6. Kritik masyarakat yang dimuat media massa merupakan bagian tak terpisahkan dari fungsi pers sebagai pilar demokrasi. Kepala daerah dan pejabat publik tidak boleh antikritik, serta wajib merespons pemberitaan secara dewasa, transparan, dan akuntabel, bukan dengan sikap defensif apalagi represif.

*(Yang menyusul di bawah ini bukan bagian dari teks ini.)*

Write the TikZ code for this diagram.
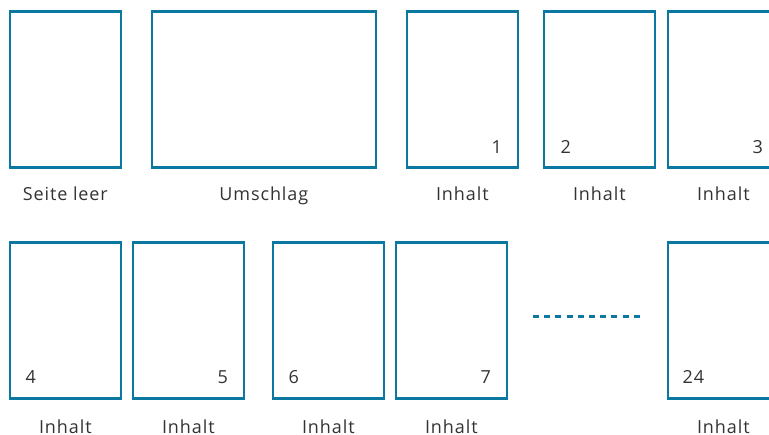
\documentclass[tikz,border=0pt]{standalone}
\usepackage{fontspec}
\setmainfont{Open Sans}[LetterSpace=5]
\definecolor{pg}{HTML}{0A78A0}
\definecolor{txt}{HTML}{333333}
\begin{document}
\begin{tikzpicture}[x=1pt,y=-1pt,
  page/.style={draw=pg,line width=2.7pt,inner sep=0pt,minimum width=111pt,minimum height=156pt,anchor=north west},
  wide/.style={page,minimum width=224pt},
  lab/.style={font=\fontsize{18}{21}\selectfont,text=txt,anchor=base,inner sep=0pt},
  num/.style={font=\fontsize{18}{21}\selectfont,text=txt,inner sep=0pt},
  lnum/.style={num,anchor=base west},
  rnum/.style={num,anchor=base east},
  dots/.style={draw=pg,line width=3pt,dash pattern=on 6pt off 5.2pt}]
\clip (0,0) rectangle (769,435);
% top row
\node[page] (p0) at (8.5,10.5) {};
\node[wide] (u) at (150.5,10.5) {};
\node[page] (p1) at (405.5,10.5) {};
\node[page] (p2) at (542.5,10.5) {};
\node[page] (p3) at (666.5,10.5) {};
% bottom row
\node[page] (p4) at (8.5,241.5) {};
\node[page] (p5) at (131.5,241.5) {};
\node[page] (p6) at (271.5,241.5) {};
\node[page] (p7) at (394.5,241.5) {};
\node[page] (p24) at (666.5,241.5) {};
% labels
\node[lab] (l0) at ([yshift=-31pt]p0.south) {Seite leer};
\node[lab] (lu) at ([yshift=-31pt]u.south) {Umschlag};
\node[lab] (l1) at ([yshift=-31pt]p1.south) {Inhalt};
\node[lab] (l2) at ([yshift=-31pt]p2.south) {Inhalt};
\node[lab] (l3) at ([yshift=-31pt]p3.south) {Inhalt};
\node[lab] (l4) at ([yshift=-33pt]p4.south) {Inhalt};
\node[lab] (l5) at ([yshift=-33pt]p5.south) {Inhalt};
\node[lab] (l6) at ([yshift=-33pt]p6.south) {Inhalt};
\node[lab] (l7) at ([yshift=-33pt]p7.south) {Inhalt};
\node[lab] (l24) at ([yshift=-33pt]p24.south) {Inhalt};
% page numbers
\node[rnum] (n1) at ([xshift=-17pt,yshift=16pt]p1.south east) {1};
\node[lnum] (n2) at ([xshift=18pt,yshift=16pt]p2.south west) {2};
\node[rnum] (n3) at ([xshift=-17pt,yshift=16pt]p3.south east) {3};
\node[lnum] (n4) at ([xshift=17pt,yshift=17pt]p4.south west) {4};
\node[rnum] (n5) at ([xshift=-17pt,yshift=17pt]p5.south east) {5};
\node[lnum] (n6) at ([xshift=17pt,yshift=17pt]p6.south west) {6};
\node[rnum] (n7) at ([xshift=-17pt,yshift=17pt]p7.south east) {7};
\node[lnum] (n24) at ([xshift=16pt,yshift=17pt]p24.south west) {24};
% ellipsis
\coordinate (d1) at (533,317);
\coordinate (d2) at (640,317);
\draw[dots] (d1) -- (d2);
\end{tikzpicture}
\end{document}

7. Keterlibatan Satgas BSH, sebagai lembaga bentukan Gubernur Sulawesi Tengah, dalam melakukan klarifikasi terbuka terhadap produk jurnalistik merupakan tindakan keliru, berlebihan, dan tumpang tindih kewenangan. Klarifikasi atas pemberitaan bukan tugas satuan tugas, melainkan kewenangan pribadi pejabat yang bersangkutan atau juru bicara resmi yang ditunjuk.
8. Penyebaran narasi klarifikasi melalui media sosial yang menyudutkan media tertentu merupakan praktik delegitimasi pers dan berpotensi menggiring opini publik untuk tidak mempercayai kerja jurnalistik. Tindakan ini berbahaya karena dapat memicu sentimen kebencian serta membuka ruang intimidasi terhadap jurnalis.
9. KKJ Sulawesi Tengah menilai Satgas BSH berpotensi menjadi alat kekuasaan untuk membungkam kritik dan dijadikan tameng politik penguasa.